Ejemplos como este hay en demasía, entre los diferentes idiomas, entre las distintas épocas e incluso entre las diferentes culturas que comparten un idioma. De manera que el lenguaje verbal y escrito está limitado por la historia del mismo, por la evolución social de sus hablantes, por los usos, desusos y costumbres. Pero, el lenguaje musical va más allá, quizá por eso incluso desde antes de que el ser humano desarrollara un lenguaje complejo para expresar ideas, nombrar cosas y conceptos la música era ya un lenguaje común que podía dar sentido a los productos de la mente. La música, en las primeras sociedades humanas surgió por imitación de los sonidos de la naturaleza; el canto de las aves, el viento transcurriendo entre el follaje de los árboles, las olas del mar azotadas contra los diques naturales de roca y arena, el aullido de los lobos, los sonidos de la lluvia, el agua serpenteando por los ríos y un largo etcétera.

Poco a poco la música se comenzó a escribir para que otros seres humanos la pudieran reproducir, los instrumentos musicales se refinaron, se estandarizaron, evolucionaron también con el ir y venir de las generaciones, de la cítara surgió la guitarra, de los palos huecos, las flautas y después el trombón y la trompeta, el saxofón y el corno francés; de las piedras y tocones dispuestos a ser golpeados los tambores, los timbales y las congas, de las cuerdas tensas para ser vibradas el arpa, el violín, el contrabajo. Se fabricaron prototipos que obedecieran la imaginación de los compositores, que matizaran los bajos y los agudos y que percutieran con grandilocuencia el final épico de una sinfonía.

Así, la música se tatuó en el alma humana, las civilizaciones se desarrollaron a la par del arte de los sonidos. No se puede entender nuestra especie sin música. Estoy seguro que si algún día alguna sociedad extra planetaria nos descubre y nos pretende describir diría: “En la Tierra existe una especie que se hace llamar humana, una especie que hace música, una especie que se comunica sin importar el idioma que hable a través de las notas musicales. Porque hemos visto gente que no habla francés llorar con La vie en rose y gente exaltada ante la quinta sinfonía de Beethoven sin que en ésta se emita una sola palabra”. Seguramente esos seres que nos visiten también dirán que, en el jazz, por ejemplo, los instrumentos platican entre sí, discuten, debaten, se enojan, se reconcilian, se enamoran y a veces se marchan tomados de la mano. Dirán, de la misma forma, que la música carece de lógica, que parece no ser racional, que debe provenir de la mente humana pero que sin duda está adicionada con imaginación y emociones que no se pueden describir desde el razonamiento lógico, que la música no requiere comprensión sino apreciación, que hace reír y llorar, que hace soñar, que los hombres y mujeres que la escuchan cierran los ojos, se les eriza la piel y les tiemblan las piernas, que no se explican por qué, que la música no se puede entender y que sin embargo ellos también se pusieron a cantar una letra no aprendida y a bailar sin pasos fijos…

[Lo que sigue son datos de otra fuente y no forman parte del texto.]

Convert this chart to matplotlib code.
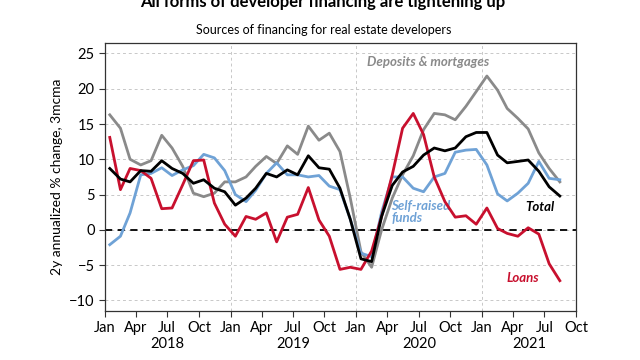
import pandas as pd
import matplotlib
matplotlib.use("Agg")
import matplotlib.pyplot as plt
import matplotlib.dates as mdates
import matplotlib.transforms as mtransforms

plt.rcParams['font.family'] = ['Lato', 'DejaVu Sans']
plt.rcParams['font.size'] = 10.5

# monthly data, plotted mid-month, Jan 2018 - Aug 2021
dates = pd.date_range('2018-01-01', '2021-08-01', freq='MS') + pd.Timedelta(days=14)

deposits = [16.3, 14.4, 10.0, 9.2, 9.8, 13.4, 11.6, 9.0, 5.2, 4.7,
            5.2, 6.8, 6.8, 7.5, 9.0, 10.4, 9.4, 11.9, 10.7, 14.7,
            12.7, 13.7, 11.1, 4.5, -3.1, -5.3, 0.0, 4.5, 7.8, 10.5,
            14.2, 16.5, 16.3, 15.6, 17.5, 19.6, 21.8, 19.8, 17.2, 15.8,
            14.3, 10.9, 8.7, 6.8]
self_raised = [-2.1, -0.9, 2.4, 7.8, 8.0, 8.8, 7.7, 8.5, 9.1, 10.7,
               10.2, 8.4, 5.0, 4.0, 5.6, 8.0, 9.5, 7.8, 7.8, 7.5,
               7.7, 6.2, 5.7, 1.5, -3.3, -3.8, 2.5, 7.5, 7.5, 5.9,
               5.4, 7.5, 8.0, 11.0, 11.3, 11.4, 9.2, 5.1, 4.1, 5.2,
               6.6, 9.7, 7.3, 7.1]
total = [8.7, 7.2, 6.8, 8.4, 8.3, 9.8, 8.7, 8.0, 6.6, 7.1,
         5.9, 5.4, 3.5, 4.5, 5.9, 8.0, 7.5, 8.5, 7.8, 10.5,
         8.8, 8.6, 5.9, 1.5, -4.1, -4.5, 1.9, 6.3, 8.2, 9.0,
         10.6, 11.6, 11.2, 11.6, 13.2, 13.8, 13.8, 10.6, 9.5, 9.7,
         9.9, 8.3, 6.1, 4.8]
loans = [13.1, 5.7, 8.7, 8.4, 7.3, 3.0, 3.1, 6.4, 9.8, 9.9,
         3.8, 0.8, -0.9, 1.9, 1.5, 2.4, -1.7, 1.8, 2.2, 6.0,
         1.4, -0.9, -5.6, -5.3, -5.6, -3.0, 1.9, 7.8, 14.4, 16.5,
         13.5, 7.5, 4.0, 1.8, 2.0, 0.8, 3.1, 0.2, -0.5, -0.9,
         0.3, -0.6, -4.8, -7.2]

years = ['2018', '2019', '2020', '2021']
year_spans = [('2018-01-01', '2019-01-01'), ('2019-01-01', '2020-01-01'),
              ('2020-01-01', '2021-01-01'), ('2021-01-01', '2021-10-01')]

c_dep = '#8a8a8a'
c_self = '#6fa2d6'
c_tot = '#000000'
c_loan = '#c8102e'

fig = plt.figure(figsize=(6.4, 3.6), dpi=100)
ax = fig.add_axes([0.164, 0.136, 0.736, 0.745])

ax.axhline(0, color='black', lw=1.3, ls=(0, (4, 3)), zorder=2)
ax.plot(dates, deposits, color=c_dep, lw=2.0, zorder=3)
ax.plot(dates, self_raised, color=c_self, lw=2.0, zorder=3)
ax.plot(dates, loans, color=c_loan, lw=2.0, zorder=4)
ax.plot(dates, total, color=c_tot, lw=2.0, zorder=5)

ax.set_xlim(pd.Timestamp('2018-01-01'), pd.Timestamp('2021-10-01'))
ax.set_ylim(-11.5, 26.5)
ax.set_yticks([-10, -5, 0, 5, 10, 15, 20, 25])

ax.xaxis.set_major_locator(mdates.MonthLocator(bymonth=[1, 4, 7, 10]))
ax.xaxis.set_major_formatter(mdates.DateFormatter('%b'))
ax.tick_params(axis='both', labelsize=10.5, length=4, width=0.8, color='#333333')
ax.tick_params(axis='x', pad=3)

# horizontal grid at every tick, vertical grid only at January
ax.yaxis.grid(True, color='#c8c8c8', ls=(0, (3, 3)), lw=0.7)
for y in years:
    ax.axvline(pd.Timestamp(y + '-01-01'), color='#c8c8c8', ls=(0, (3, 3)), lw=0.7, zorder=1)
ax.set_axisbelow(True)

for s in ax.spines.values():
    s.set_color('#333333')
    s.set_linewidth(0.9)

trans = mtransforms.blended_transform_factory(ax.transData, ax.transAxes)
for label, (a, b) in zip(years, year_spans):
    mid = pd.Timestamp(a) + (pd.Timestamp(b) - pd.Timestamp(a)) / 2
    ax.text(mid, -0.123, label, transform=trans, ha='center', va='center', fontsize=10.5)

ax.set_ylabel('2y annualized % change, 3mcma', fontsize=10, labelpad=4)

ax.text(pd.Timestamp('2020-02-01'), 23.8, 'Deposits & mortgages', color=c_dep,
        fontsize=9.5, fontstyle='italic', fontweight='bold', va='center')
ax.text(pd.Timestamp('2020-04-12'), 2.5, 'Self-raised\nfunds', color=c_self,
        fontsize=9.5, fontstyle='italic', fontweight='bold', va='center', linespacing=1.05)
ax.text(pd.Timestamp('2021-05-08'), 3.3, 'Total', color=c_tot,
        fontsize=9.5, fontstyle='italic', fontweight='bold', va='center')
ax.text(pd.Timestamp('2021-03-12'), -6.8, 'Loans', color=c_loan,
        fontsize=9.5, fontstyle='italic', fontweight='bold', va='center')

fig.text(0.505, 0.995, 'All forms of developer financing are tightening up',
         ha='center', va='center', fontsize=12, fontweight='bold')
fig.text(0.505, 0.918, 'Sources of financing for real estate developers',
         ha='center', va='center', fontsize=9)

fig.savefig('out.png', dpi=100)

Tal vez por eso Liszt completaba su máxima diciendo que “La música es la llave escondida que lleva a mundos donde la lógica y la razón tienen las puertas cerradas. Es la única capaz de pasar los horizontes de lo ordinario, de romper con las reglas rígidas y heladas del mundo real”. La música es para Liszt la expresión suprema del alma humana.

Y ese cúmulo de emociones que caben en las ochenta y ocho teclas en las poco más de siete octavas de un piano, han inspirado a músicos virtuosos como Abel Quiroz, quien nos regala magistrales interpretaciones de la música que habitó en el alma de los grandes compositores y nos ofrece también el resultado de su experiencia e imaginación en composiciones propias. Nos deleita con los sonidos que se percuten en las cuerdas del piano y construye para nosotros un mundo más amable y más sensible, para que hallemos refugio cuando la realidad fría nos pretenda arrebatar la esencia de nuestra especie.